Hartsvriendin = lief x moeite

Ik vind verjaardagen leuk. En ook al word ik ouder, ik hou na al die jaren ook nog steeds van mijn eigen verjaardag.

Ik krijg dan leuke kadootjes van vrienden, felicitaties, mag taart eten en er valt nog eens een handgeschreven kaartje door de brievenbus. Dit jaar kreeg ik mijn kado van mijn beste Berlijnse vriendin J. al van tevoren. Een blauw, papieren tasje, dichtgeplakt en verzegeld, want het mocht pas op de dag zelf open.

Met genoegen en een kinderlijke Vorfreude sloeg ik afgelopen donderdag aan het uitpakken. Vier pakketjes, ieder begeleid door een zorgvuldig gekozen kaartje, met tekst en uitleg op de achterkant. Een boek met ‘wereldformules’ in de trant van: Rat = (muis x 4 – schattig). Die moest mij herinneren aan onze gezamenlijke wiskundelessen waarin ik schaamteloos de rekenmethode van J. overpende.

Een dvd met alle 30 nummer-1-hits op mijn verjaardag, sinds mijn geboorte. Op 16 april 1979 was dat Dschinghis Khan met Dschinghis Khan (een Duitse verder niets-zeggende Schlager). En op 16 april 1999 was dat Baby One More Time van Britney Spears.

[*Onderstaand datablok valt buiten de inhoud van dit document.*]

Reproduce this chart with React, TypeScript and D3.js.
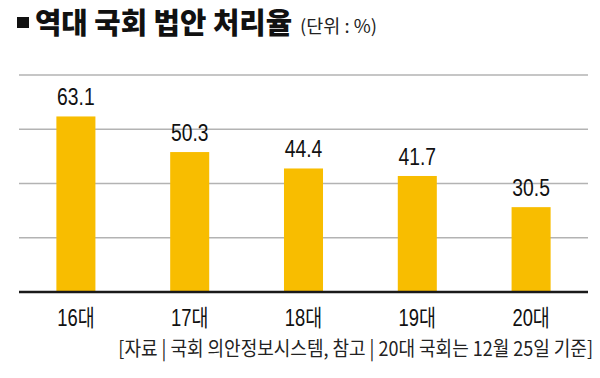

Om er maar twee uit te pikken.
Die heeft vriendin J. allemaal zelf bij elkaar gezocht.

Een boekje met 100 en één dingen die ik nog allemaal moet doen.

En als laatste een in plastic folie verpakte stapel oude brieven. Verslagen van mijn eerste uren in Nederland, van mijn eerste treinreis Berlijn – Hengelo en mijn prille verliefdheid op vriend J.. Briefjes die ik haar schreef toen zij ziek was en ik de saaie geschiedenislessen in mijn eentje moest doorstaan.

Vriendin J. bewaart bijna alles.
En ze slooft zich liefdevol uit om mij dit soort kadootjes te geven. Daar heb ik maar één antwoord op. Mijn eigen wereldformule. En die staat boven in de titel.

30

Ik was 9 jaar oud en liep de badkamer in. Waarschijnlijk wilde ik mijn tanden gaan poetsen, want het was avond en bedtijd.
Mijn moeder stond voor de spiegel en zei: “Morgen word ik 30”.

Dat is meer dan 20 jaar geleden en toch herinner ik me dat nog heel goed.
Vanochtend om 8 uur belde mijn moeder om te feliciteren. Ik vertelde haar het spiegelverhaal.
Ze lachte en zei dat ze zich die dag nog kon herinneren.
En ook dat dat helemaal niet voelde als 20 jaar geleden.

En ik zit te dubben of dat nou een goed teken of een slecht teken is.
Het zal de leeftijd wel zijn.

Zaken doen in barre tijden (op z’n Berlijns)

Het fietsenhok bij S-Bahnstation Rummelsburg heeft een dak van doorzichtige kunststof. Langs de rand loopt een metalen buis, een afvoer voor de regen. Dat je er ook hele andere dingen mee kan doen, blijkt op maandag middag als ik langsloop om de volgende trein te halen. Een man hangt vlak onder het dak, hij klampt zich vast aan de stangen van het hok. Zonder iets te kunnen zien, graait hij met zijn linker hand in de metalen buis boven zijn hoofd. Hij moet er veel moeite voor doen, want hij kan er van de binnenkant van het hok amper bij. Toch redt hij het net: zijn vingers pakken iets uit de geul: een slof sigaretten.

Een tweede man staat naast hem, type gepensioneerd, muts op tegen de wind, ouderwetse sporttas in de hand, weinig geld in de portemonnee.

Ik zie het uit mijn ooghoek, maar ga mijn trein missen en loop dus verder. Als ik de S-Bahntunnel in draai, merk ik nog net dat de oudere man inmiddels achter me loopt.

Hij doet rustig de rits van zijn tas dicht.